**MATERIAL FOR THIS EXERCISE:**

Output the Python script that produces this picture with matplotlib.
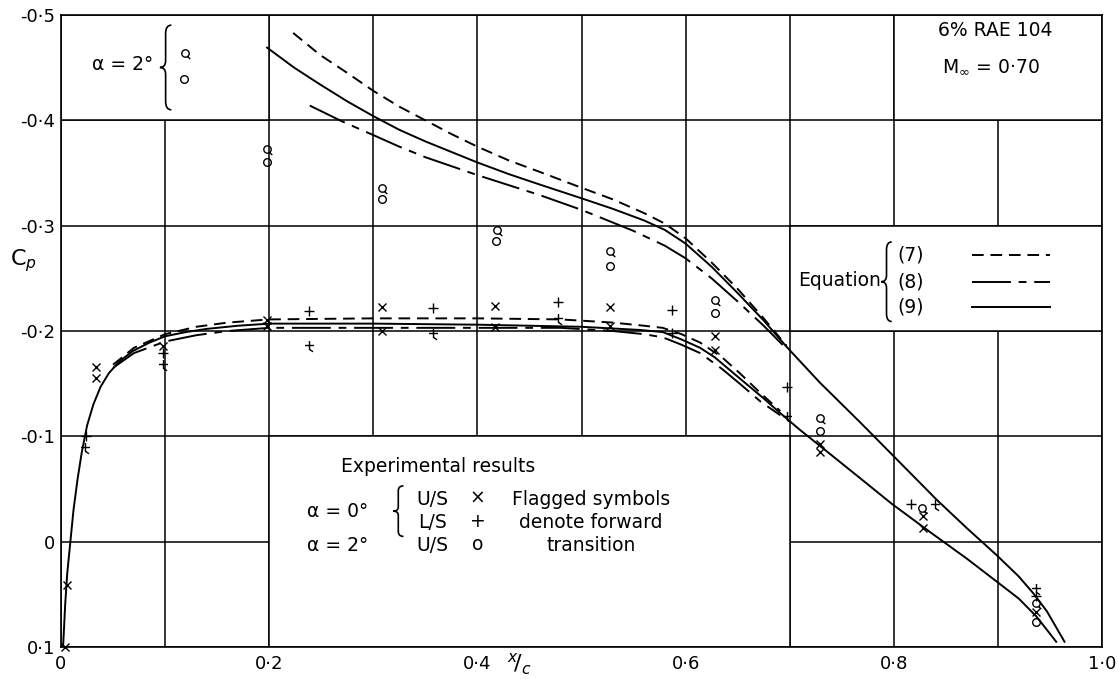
import numpy as np
import matplotlib.pyplot as plt
from matplotlib.path import Path
from matplotlib.patches import PathPatch, Rectangle

# ---- theory curves, alpha = 2 deg (upper surface) ----
x_a2_eq9 = [0.198, 0.224, 0.249, 0.275, 0.3, 0.325, 0.35, 0.375, 0.4, 0.43, 0.46, 0.5, 0.53,
            0.56, 0.58, 0.6, 0.625, 0.65, 0.675, 0.697, 0.729, 0.768, 0.798, 0.841, 0.87,
            0.899, 0.92, 0.934, 0.947, 0.964]
cp_a2_eq9 = [-0.469, -0.450, -0.434, -0.418, -0.404, -0.391, -0.380, -0.370, -0.360, -0.349, -0.339,
             -0.326, -0.316, -0.305, -0.296, -0.283, -0.261, -0.236, -0.210, -0.185, -0.151, -0.113,
             -0.083, -0.040, -0.013, 0.013, 0.033, 0.049, 0.066, 0.095]

x_a2_eq7 = [0.223, 0.249, 0.275, 0.3, 0.325, 0.35, 0.375, 0.4, 0.43, 0.46, 0.5, 0.53, 0.56,
            0.58, 0.6, 0.625, 0.65, 0.675, 0.697]
cp_a2_eq7 = [-0.483, -0.462, -0.445, -0.428, -0.413, -0.400, -0.387, -0.375, -0.362, -0.351, -0.336,
             -0.325, -0.312, -0.302, -0.288, -0.265, -0.240, -0.212, -0.186]

x_a2_eq8 = [0.239, 0.27, 0.3, 0.325, 0.35, 0.4, 0.46, 0.5, 0.55, 0.58, 0.6, 0.625, 0.65, 0.675, 0.697]
cp_a2_eq8 = [-0.414, -0.399, -0.386, -0.375, -0.365, -0.348, -0.329, -0.315, -0.295, -0.281, -0.269,
             -0.250, -0.228, -0.205, -0.183]

# ---- theory curves, alpha = 0 ----
x_a0_eq9 = [0.002, 0.004, 0.006, 0.009, 0.012, 0.016, 0.02, 0.025, 0.031, 0.038, 0.046, 0.056,
            0.069, 0.085, 0.1, 0.12, 0.14, 0.17, 0.2, 0.3, 0.4, 0.5, 0.556, 0.578, 0.596, 0.614,
            0.628, 0.652, 0.675, 0.691, 0.71, 0.729, 0.768, 0.798, 0.835, 0.87, 0.899, 0.92,
            0.937, 0.956]
cp_a0_eq9 = [0.1, 0.06, 0.03, 0.0, -0.03, -0.06, -0.085, -0.11, -0.13, -0.147, -0.16, -0.171,
             -0.181, -0.189, -0.195, -0.199, -0.202, -0.205, -0.207, -0.207, -0.206, -0.204, -0.201,
             -0.199, -0.192, -0.184, -0.175, -0.155, -0.136, -0.122, -0.106, -0.091, -0.060, -0.036,
             -0.009, 0.016, 0.038, 0.054, 0.071, 0.095]

x_a0_eq7 = [0.05, 0.07, 0.1, 0.13, 0.16, 0.2, 0.3, 0.4, 0.48, 0.53, 0.56, 0.578, 0.596, 0.614,
            0.635, 0.652, 0.672, 0.691]
cp_a0_eq7 = [-0.168, -0.184, -0.197, -0.204, -0.208, -0.211, -0.212, -0.212, -0.211, -0.208, -0.205,
             -0.203, -0.197, -0.189, -0.175, -0.160, -0.141, -0.124]

x_a0_eq8 = [0.05, 0.07, 0.1, 0.13, 0.16, 0.2, 0.3, 0.4, 0.48, 0.53, 0.56, 0.578, 0.596, 0.614,
            0.635, 0.652, 0.672, 0.691]
cp_a0_eq8 = [-0.165, -0.179, -0.190, -0.196, -0.200, -0.203, -0.203, -0.203, -0.203, -0.200, -0.197,
             -0.194, -0.187, -0.179, -0.164, -0.150, -0.133, -0.120]

# ---- experiment ----
# alpha = 0, upper surface (x)
x_us0 = [0.004, 0.0055, 0.034, 0.034, 0.098, 0.198, 0.198, 0.308, 0.308, 0.417, 0.417,
         0.527, 0.527, 0.628, 0.628, 0.729, 0.729, 0.828, 0.828, 0.937]
cp_us0 = [0.1, 0.041, -0.166, -0.155, -0.186, -0.210, -0.205, -0.223, -0.200, -0.224, -0.204,
          -0.223, -0.205, -0.195, -0.182, -0.093, -0.085, -0.024, -0.013, 0.067]
# alpha = 0, lower surface (+)
x_ls0 = [0.024, 0.098, 0.238, 0.357, 0.477, 0.587, 0.587, 0.697, 0.817, 0.937]
cp_ls0 = [-0.1, -0.179, -0.219, -0.222, -0.228, -0.220, -0.198, -0.147, -0.036, 0.052]
x_ls0_flag = [0.023, 0.098, 0.238, 0.357, 0.477, 0.697, 0.840, 0.937]
cp_ls0_flag = [-0.090, -0.169, -0.187, -0.198, -0.212, -0.119, -0.036, 0.044]
# alpha = 2, upper surface (o)
x_us2 = [0.198, 0.308, 0.418, 0.527, 0.628, 0.729, 0.937]
cp_us2 = [-0.360, -0.325, -0.285, -0.262, -0.217, -0.105, 0.076]
x_us2_flag = [0.198, 0.308, 0.419, 0.527, 0.628, 0.729, 0.827, 0.937]
cp_us2_flag = [-0.373, -0.336, -0.296, -0.276, -0.229, -0.117, -0.032, 0.058]

xticks = [0, 0.2, 0.4, 0.6, 0.8, 1.0]
xticklabels = ['0', '0·2', '0·4', '0·6', '0·8', '1·0']
yticks = [-0.5, -0.4, -0.3, -0.2, -0.1, 0, 0.1]
yticklabels = ['-0·5', '-0·4', '-0·3', '-0·2', '-0·1', '0', '0·1']

plt.rcParams['font.family'] = 'DejaVu Sans'

# flagged symbols
flag_circle = Path.make_compound_path(Path.unit_circle(), Path([(0.55, -0.8), (1.3, -1.5)]))
flag_plus = Path([(-1, 0), (1, 0), (0, -1), (0, 1), (0, -0.9), (0.8, -1.4)],
                 [Path.MOVETO, Path.LINETO, Path.MOVETO, Path.LINETO, Path.MOVETO, Path.LINETO])

DASH7 = (0, (6, 3.5))
DASH8 = (0, (20, 4, 4, 4))
LW = 1.4
FS = 13.5

fig = plt.figure(figsize=(11.18, 6.79), dpi=100)
ax = fig.add_axes([61 / 1118, 32 / 679, 1041 / 1118, 632 / 679])
ax.set_xlim(0, 1.0)
ax.set_ylim(0.1, -0.5)

ax.set_xticks(xticks)
ax.set_xticklabels(xticklabels)
ax.set_xticks(np.arange(0.1, 1.0, 0.2), minor=True)
ax.set_yticks(yticks)
ax.set_yticklabels(yticklabels)
ax.tick_params(which='both', length=0, labelsize=13)
ax.tick_params(axis='x', pad=6)
ax.tick_params(axis='y', pad=4)
ax.set_axisbelow(True)
ax.grid(which='both', color='black', lw=1.1)
for s in ax.spines.values():
    s.set_linewidth(1.2)

# blank panels for the annotations
for (x0, y0, w, h) in [(0, -0.5, 0.2, 0.1), (0.8, -0.5, 0.2, 0.1),
                       (0.7, -0.3, 0.3, 0.1), (0.2, -0.1, 0.5, 0.2)]:
    ax.add_patch(Rectangle((x0, y0), w, h, facecolor='white', edgecolor='black', lw=1.1, zorder=1))

# theory
ax.plot(x_a2_eq9, cp_a2_eq9, color='black', lw=LW, zorder=3)
ax.plot(x_a2_eq7, cp_a2_eq7, color='black', lw=LW, ls=DASH7, zorder=3)
ax.plot(x_a2_eq8, cp_a2_eq8, color='black', lw=LW, ls=DASH8, zorder=3)
ax.plot(x_a0_eq9, cp_a0_eq9, color='black', lw=LW, zorder=3)
ax.plot(x_a0_eq7, cp_a0_eq7, color='black', lw=LW, ls=DASH7, zorder=3)
ax.plot(x_a0_eq8, cp_a0_eq8, color='black', lw=LW, ls=DASH8, zorder=3)

# experiment
mk = dict(ls='none', color='black', mfc='none', mew=1.0, zorder=4, clip_on=False)
ax.plot(x_us0, cp_us0, marker='x', ms=6, **mk)
ax.plot(x_ls0, cp_ls0, marker='+', ms=7, **mk)
ax.plot(x_ls0_flag, cp_ls0_flag, marker=flag_plus, ms=9, **mk)
ax.plot(x_us2, cp_us2, marker='o', ms=5.5, **mk)
ax.plot(x_us2_flag, cp_us2_flag, marker=flag_circle, ms=8, **mk)


def brace(x, y0, y1, w):
    # curly brace in axes fraction, tip pointing left at x
    h = y1 - y0
    ym = y0 + h / 2
    verts = [(x + w, y1), (x + w / 2, y1), (x + w / 2, y1 - 0.1 * h),
             (x + w / 2, ym + 0.08 * h), (x + w / 2, ym), (x, ym),
             (x + w / 2, ym), (x + w / 2, ym - 0.08 * h),
             (x + w / 2, y0 + 0.1 * h), (x + w / 2, y0), (x + w, y0)]
    codes = [Path.MOVETO, Path.CURVE3, Path.CURVE3, Path.LINETO, Path.CURVE3, Path.CURVE3,
             Path.CURVE3, Path.CURVE3, Path.LINETO, Path.CURVE3, Path.CURVE3]
    ax.add_patch(PathPatch(Path(verts, codes), fill=False, lw=1.2, color='black',
                           transform=ax.transAxes, zorder=5))


T = dict(transform=ax.transAxes, fontsize=FS, zorder=5)

# top-left key
ax.text(0.059, 0.921, 'α = 2°', ha='center', va='center', **T)
brace(0.095, 0.850, 0.984, 0.011)
ax.plot([0.119], [0.940], marker=flag_circle, ms=8, transform=ax.transAxes, **mk)
ax.plot([0.118], [0.899], marker='o', ms=5.5, transform=ax.transAxes, **mk)

# title box
ax.text(0.897, 0.975, '6% RAE 104', ha='center', va='center', **T)
ax.text(0.893, 0.918, r'M$_{\infty}$ = 0·70', ha='center', va='center', **T)

# equation key
ax.text(0.748, 0.580, 'Equation', ha='center', va='center', **T)
brace(0.788, 0.515, 0.641, 0.010)
for lab, fy, ls in [('(7)', 0.620, DASH7), ('(8)', 0.578, DASH8), ('(9)', 0.538, '-')]:
    ax.text(0.803, fy, lab, ha='left', va='center', **T)
    ax.plot([0.875, 0.950], [fy, fy], color='black', lw=LW, ls=ls, transform=ax.transAxes, zorder=5)

# experimental key
ax.text(0.362, 0.285, 'Experimental results', ha='center', va='center', **T)
ax.text(0.266, 0.215, 'α = 0°', ha='center', va='center', **T)
ax.text(0.266, 0.160, 'α = 2°', ha='center', va='center', **T)
brace(0.319, 0.175, 0.255, 0.010)
ax.text(0.357, 0.233, 'U/S', ha='center', va='center', **T)
ax.text(0.357, 0.197, 'L/S', ha='center', va='center', **T)
ax.text(0.357, 0.160, 'U/S', ha='center', va='center', **T)
ax.text(0.400, 0.235, '×', ha='center', va='center', **T)
ax.text(0.400, 0.199, '+', ha='center', va='center', **T)
ax.text(0.400, 0.162, 'o', ha='center', va='center', **T)
ax.text(0.509, 0.197, 'Flagged symbols\ndenote forward\ntransition', ha='center', va='center',
        linespacing=1.25, **T)

ax.text(0.44, -0.028, r'$^{x}\!/_{c}$', ha='center', va='center', transform=ax.transAxes, fontsize=16)
ax.text(-0.036, 0.612, r'C$_{p}$', ha='center', va='center', transform=ax.transAxes, fontsize=16)

fig.savefig('out.png', dpi=100)
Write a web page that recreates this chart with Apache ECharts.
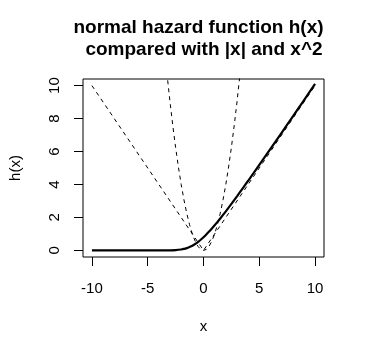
<!DOCTYPE html>
<html>
<head>
<meta charset="utf-8">
<script src="https://cdn.jsdelivr.net/npm/echarts@6/dist/echarts.min.js"></script>
<style>html,body{margin:0;padding:0;background:#fff;}#c{width:365px;height:356px;}</style>
</head>
<body>
<div id="c"></div>
<script>
// x values for the hazard curve
var hazX = [-10,-9,-8,-7,-6,-5,-4,-3.5,-3,-2.5,-2,-1.75,-1.5,-1.25,-1,-0.75,-0.5,-0.25,0,0.25,0.5,0.75,1,1.25,1.5,1.75,2,2.5,3,3.5,4,4.5,5,5.5,6,7,8,9,10];
// h(x) values
var hazY = [0,0,0,0,0,0,0.0001,0.0009,0.0044,0.0183,0.0552,0.0893,0.1388,0.2083,0.2876,0.3902,0.5092,0.6458,0.7979,0.9659,1.1411,1.3282,1.5251,1.7288,1.9387,2.1521,2.3732,2.8228,3.2831,3.7532,4.2256,4.7030,5.1865,5.6736,6.1584,7.1369,8.1209,9.1075,10.0981];
// |x| comparison line
var absX = [-10, 0, 10];
var absY = [10, 0, 10];
// x^2 comparison curve
var sqX = [-3.5,-3.25,-3,-2.75,-2.5,-2.25,-2,-1.75,-1.5,-1.25,-1,-0.75,-0.5,-0.25,0,0.25,0.5,0.75,1,1.25,1.5,1.75,2,2.25,2.5,2.75,3,3.25,3.5];
var sqY = [12.25,10.5625,9,7.5625,6.25,5.0625,4,3.0625,2.25,1.5625,1,0.5625,0.25,0.0625,0,0.0625,0.25,0.5625,1,1.5625,2.25,3.0625,4,5.0625,6.25,7.5625,9,10.5625,12.25];
// tick labels
var xTicks = [-10, -5, 0, 5, 10];
var yTicks = [0, 2, 4, 6, 8, 10];
// title lines
var titleLines = ['normal hazard function h(x)', 'compared with |x| and x^2'];

function pairs(xs, ys) { return xs.map(function (v, i) { return [v, ys[i]]; }); }

var FONT = '"Liberation Sans", Arial, Helvetica, sans-serif';
var titleStyle = { fontFamily: FONT, fontSize: 19, fontWeight: 'bold', color: '#000' };
var chart = echarts.init(document.getElementById('c'), null, { renderer: 'canvas' });
chart.setOption({
  animation: false,
  backgroundColor: '#fff',
  title: [
    { text: titleLines[0], left: 198.5, top: 18, textAlign: 'center', textStyle: titleStyle, padding: 0 },
    { text: titleLines[1], left: 204, top: 40, textAlign: 'center', textStyle: titleStyle, padding: 0 }
  ],
  grid: { left: 79, right: 41, top: 79, bottom: 99, show: true, borderColor: '#000', borderWidth: 1, backgroundColor: 'transparent' },
  xAxis: {
    type: 'value', min: -10.8, max: 10.8,
    name: 'x', nameLocation: 'middle', nameGap: 62,
    nameTextStyle: { fontFamily: FONT, fontSize: 15, color: '#000' },
    axisLine: { show: false, onZero: false },
    splitLine: { show: false },
    axisTick: { show: true, inside: false, length: 9, customValues: xTicks, lineStyle: { color: '#000', width: 1 } },
    axisLabel: { customValues: xTicks, margin: 24, fontFamily: FONT, fontSize: 15, color: '#000' }
  },
  yAxis: {
    type: 'value', min: -0.4, max: 10.4,
    name: 'h(x)', nameLocation: 'middle', nameGap: 60, nameRotate: 90,
    nameTextStyle: { fontFamily: FONT, fontSize: 15, color: '#000' },
    axisLine: { show: false, onZero: false },
    splitLine: { show: false },
    axisTick: { show: true, inside: false, length: 9, customValues: yTicks, lineStyle: { color: '#000', width: 1 } },
    axisLabel: { customValues: yTicks, rotate: 90, margin: 21, fontFamily: FONT, fontSize: 15, color: '#000' }
  },
  series: [
    { type: 'line', data: pairs(absX, absY), showSymbol: false, silent: true,
      lineStyle: { color: '#000', width: 1, type: [4, 4] } },
    { type: 'line', data: pairs(sqX, sqY), showSymbol: false, silent: true, clip: true,
      lineStyle: { color: '#000', width: 1, type: [4, 4] } },
    { type: 'line', data: pairs(hazX, hazY), showSymbol: false, silent: true, smooth: 0.3,
      lineStyle: { color: '#000', width: 2.2 } }
  ]
});
</script>
</body>
</html>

**DO THIS:** Starting at the top of the listing above, reproduce each line up to and including the one with "from matplotlib.patches import"; omit the pictures.

**EXERCISE SOLUTION:**
Output the Python script that produces this picture with matplotlib.
import numpy as np
import matplotlib.pyplot as plt
from matplotlib.path import Path
from matplotlib.patches import PathPatch, Rectangle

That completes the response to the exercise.